Brain Donors is a 1992 American comedy film directed by Dennis Dugan and released by Paramount Pictures, loosely based on the Marx Brothers comedies A Night at the Opera and A Day at the Races (the first two films the Marx Brothers made for Metro-Goldwyn-Mayer after leaving Paramount). The film co-stars John Turturro, Mel Smith, and Bob Nelson in the approximations of the Groucho, Chico, and Harpo roles, with Nancy Marchand in the Margaret Dumont dowager role. It was executive produced by David and Jerry Zucker, through their Zucker Brothers Productions.

Plot 

After the death of tycoon and philanthropist Oscar Winterhaven Oglethorpe, a ballet company is founded in his name by his widow, Lillian. Ambulance-chasing attorney Roland T. Flakfizer competes against Oglethorpe's former attorney, Edmund Lazlo, to be director of the company. Lazlo is chosen for the position after signing the greatest ballet dancer in the world, Roberto "The Great” Volare. Flakfizer — with assistance from his two associates Rocco and Jacques — earns a spot as co-director by wooing the wealthy widow and by signing the company's leading ballerina and her dancer boyfriend Alan Grant. The ensuing struggle between Flakfizer and Lazlo leads to comic hijinks, including a badger game involving a chorus girl and an opening-night performance ludicrously sabotaged by Flakfizer and his cohorts.

Cast and characters 
John Turturro as Roland T. Flakfizer
Bob Nelson as Jacques
Mel Smith as Rocco Melonchek
George de la Peña as Roberto “the Great” Volare
John Savident as Edmund Lazlo
Nancy Marchand as Lillian Oglethorpe
Juliana Donald as Lisa LeBaron
Spike Alexander as Alan Grant
Teri Copley as Tina

Minor roles include Eddie Griffin as a messenger, Franklin Cover as a doctor, Thomas Mikal Ford and Matthew Sussman as cops, Katherine LaNasa as a dancer, Billy Beck as a janitor, Sam Krachmalnick as a conductor, and Max Alexander as a stage manager.

Production
Dennis Dugan began work on the film shortly after screening a rough cut of his film Problem Child for David Zucker. Soon after meeting to compare notes, Zucker sent Dugan a script by Pat Proft, and work began on the project in earnest. Initially, Proft was to be a co-producer and frequent Zucker brothers collaborator Jim Abrahams was to be a co-writer, but Abrahams was ultimately not credited as a screenwriter. Principal photography began on December 10, 1990, and the film was largely shot in and around Los Angeles. Portions of the film were shot at the Morton Estate, in Pasadena, California, which was also the location where the Marx Brothers' Duck Soup was shot. The project was filmed under the title Lame Ducks, but Paramount later changed the title to Brain Donors because it was "catchier", according to sources consulted by the Los Angeles Times.

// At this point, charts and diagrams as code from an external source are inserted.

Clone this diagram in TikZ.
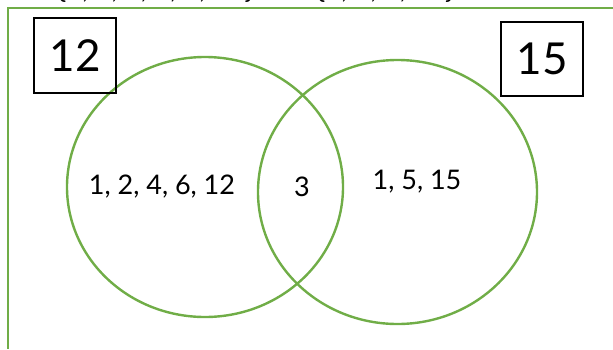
\documentclass[tikz,border=0pt]{standalone}
\usepackage{fontspec}
\setmainfont{Lato}
\usepackage{tikz}
\usetikzlibrary{shapes.geometric}

\definecolor{vgreen}{RGB}{112,173,71}

\begin{document}
\begin{tikzpicture}[x=1pt, y=-1pt, every node/.style={inner sep=0pt}]
              \useasboundingbox (0,0) rectangle (613,349);

              % frame and the clipped line above it
              \draw[vgreen, line width=2.4pt] (613,8) -- (8,8) -- (8,349);
              \node[anchor=base west, font=\fontsize{27.5}{32}\selectfont] (setA) at (58,-2) {\{1, 2, 3, 4, 6, 12\}};
              \node[anchor=base west, font=\fontsize{27.5}{32}\selectfont] (word) at (262,-2) {and};
              \node[anchor=base west, font=\fontsize{27.5}{32}\selectfont] (setB) at (317,-2) {\{1, 3, 5, 15\}};

              \node[ellipse, draw=vgreen, line width=2.4pt, minimum width=276pt, minimum height=260pt] (A) at (205,187) {};
              \node[ellipse, draw=vgreen, line width=2.4pt, minimum width=279pt, minimum height=264pt] (B) at (397.5,192) {};

              \node[draw, line width=1.6pt, minimum width=82pt, minimum height=75pt, font=\fontsize{44}{50}\selectfont] (labA) at (75,55.5) {12};
              \node[draw, line width=1.6pt, minimum width=82pt, minimum height=74pt, font=\fontsize{44}{50}\selectfont] (labB) at (542,59) {15};

              \node[font=\fontsize{27}{32}\selectfont] (onlyA) at (162,187) {1, 2, 4, 6, 12};
              \node[font=\fontsize{27}{32}\selectfont] (both) at (302,187) {3};
              \node[font=\fontsize{27}{32}\selectfont] (onlyB) at (417,182) {1, 5, 15};
            \end{tikzpicture}
\end{document}
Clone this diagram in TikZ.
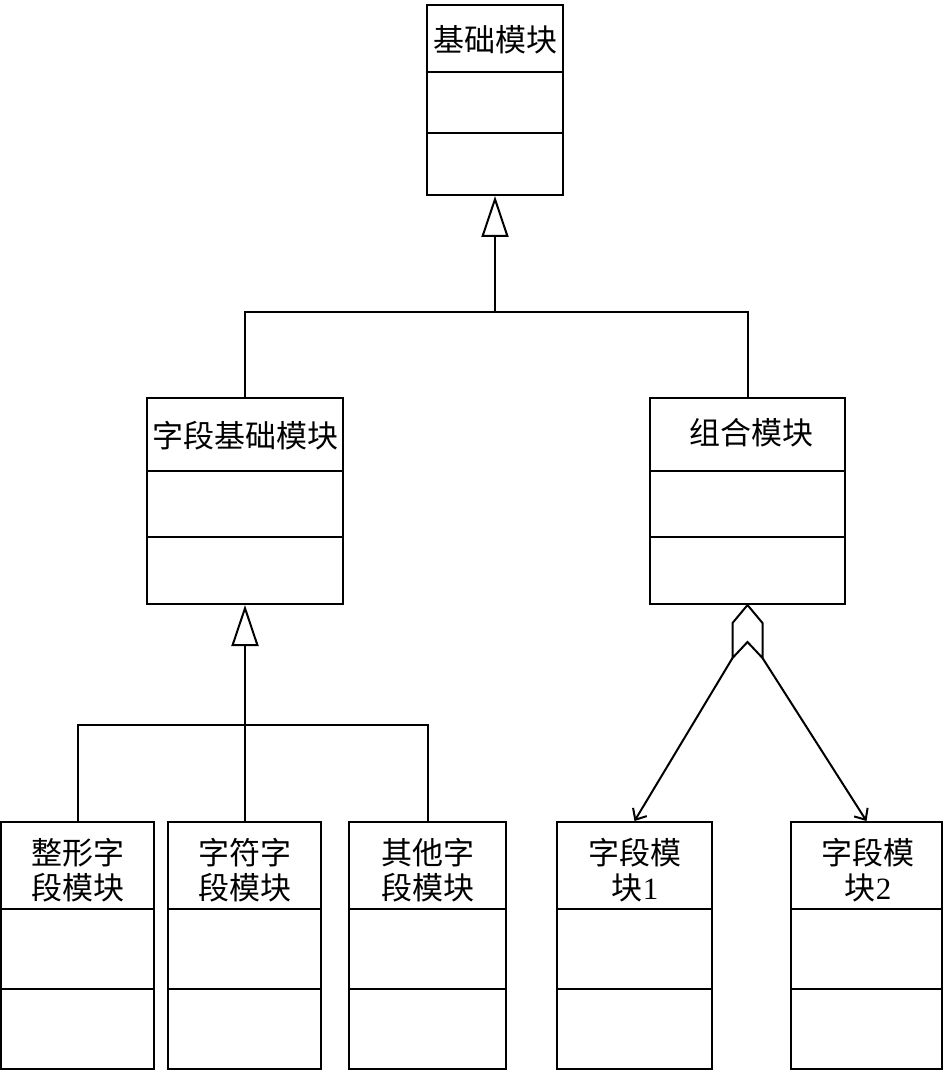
\documentclass[tikz,border=0pt]{standalone}
\usepackage{fontspec}
\setmainfont{Liberation Serif}
\newfontfamily\cjk{Noto Sans CJK SC}
\usetikzlibrary{arrows.meta,calc}
\begin{document}
\begin{tikzpicture}[x=1pt,y=-1pt,
  box/.style={draw,line width=2pt,inner sep=0pt},
  lbl/.style={inner sep=0pt,font=\fontsize{31}{35}\selectfont\cjk,align=center},
  conn/.style={line width=2pt},
  gen/.style={conn,-{Triangle[open,length=41pt,width=27pt,line width=2pt]}},
  agg/.style={conn,-{Straight Barb[length=9pt,width=16pt,line width=2pt]}}]
\useasboundingbox (0,0) rectangle (945,1075);
% boxes: name, left, top, right, bottom, div1, div2
\newcommand{\umlbox}[7]{%
  \node[box,minimum width={(#4-#2)*1pt},minimum height={(#5-#3)*1pt}] (#1) at ({(#2+#4)/2},{(#3+#5)/2}) {};
  \draw[line width=2pt] (#2,#6) -- (#4,#6) (#2,#7) -- (#4,#7);}
\umlbox{b0}{427}{5}{563}{195}{72}{133}
\umlbox{b1}{147}{398}{343}{604}{471}{537}
\umlbox{b2}{650}{398}{845}{604}{471}{537}
\umlbox{b3}{1}{822}{154}{1069}{909}{989}
\umlbox{b4}{168}{822}{321}{1069}{909}{989}
\umlbox{b5}{349}{822}{506}{1069}{909}{989}
\umlbox{b6}{557}{822}{712}{1069}{909}{989}
\umlbox{b7}{791}{822}{942}{1069}{909}{989}
% labels
\node[lbl] (t0) at (495,40) {基础模块};
\node[lbl] (t1) at (245,436) {字段基础模块};
\node[lbl] (t2) at (751,433) {组合模块};
\node[lbl] (t3) at (77.5,870) {整形字\\段模块};
\node[lbl] (t4) at (244.5,870) {字符字\\段模块};
\node[lbl] (t5) at (427.5,870) {其他字\\段模块};
\node[lbl] (t6) at (635,870) {字段模\\块{\rmfamily 1}};
\node[lbl] (t7) at (868,870) {字段模\\块{\rmfamily 2}};
% generalization 1
\coordinate (j1) at (b0.south |- 0,312);
\draw[conn] (b1.north) |- (j1) -| (b2.north);
\draw[gen] (j1) -- (b0.south);
% generalization 2
\coordinate (j2) at (b1.south |- 0,725);
\draw[conn] (b3.north) |- (j2) -| (b5.north);
\draw[conn] (b4.north) -- (b4.north |- j2);
\draw[gen] (j2) -- (b1.south);
% aggregation
\coordinate (dl) at ($(b2.south)+(-15,53)$);
\coordinate (dr) at ($(b2.south)+(15,53)$);
\draw[conn,line join=miter] (b2.south) -- ++(-15,18) -- (dl) -- ++(15,-16) -- (dr) -- ++(0,-35) -- cycle;
\draw[agg] (dl) -- (b6.north);
\draw[agg] (dr) -- (b7.north);
\end{tikzpicture}
\end{document}
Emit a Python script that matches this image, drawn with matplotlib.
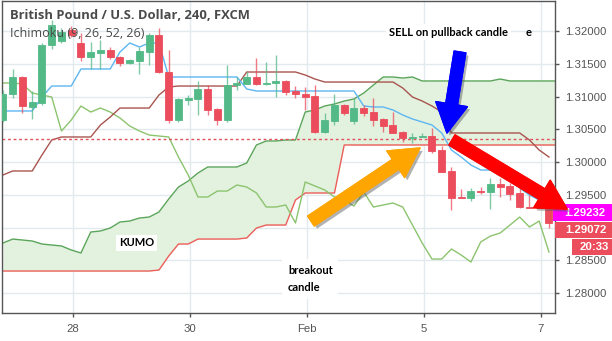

Dugan originally sought to cast Adam Sandler in the film, but the studio did not agree to it; however, this established a rapport with Sandler that led to Dugan directing several films with him. Mickey Gilbert was the stunt coordinator, and Max Balchowsky was among the stuntmen involved in production. The opening credits and closing scene of the film are claymation sequences designed by Will Vinton. The film is scored by Ira Newborn; Mark Mothersbaugh contributed the main and end titles and additional music.

Initially scheduled for release on July 26, 1991, the film was pushed back without a reschedule date; multiple news reports noted the imminent departure of David and Jerry Zucker, whose contract with Paramount expired in August 1991, as a likely reason. Turturro was also frustrated with the project, according to a report from the Chicago Tribune. Brain Donors eventually opened in theaters nine months after the original schedule date, on April 17, 1992. The Los Angeles Times remarked that the studio's handling of the film resembled "dumping", despite the high profile of the films that the screenwriter and executive producers had worked on (such as the Naked Gun and Hot Shots! franchises); the film was not screened for critics, was given minimal publicity support, and only opened in 523 American theaters.

Reception 
Contemporaneous reviews of the film were mixed. Positive reviewers included Mick LaSalle of the San Francisco Chronicle, who thought that the film was "an audacious attempt actually to make them like they used to - with no apologies, no nostalgia. It's no masterpiece, but neither was every Marx Brothers movie." In her review for The New York Times, Janet Maslin wrote, "Brain Donors will stop at very little to get its laughs, and Mr. Turturro has just the right silliness for the occasion."  A positive review in the South Florida Sun-Sentinel noted, "It doesn't have one believable, well-rounded character, it doesn't appeal to our nobler emotions, and it doesn't have anything politically correct to say about any important social problems. These seeming faults, however, are exactly the qualities that make it the most hilarious film yet this year."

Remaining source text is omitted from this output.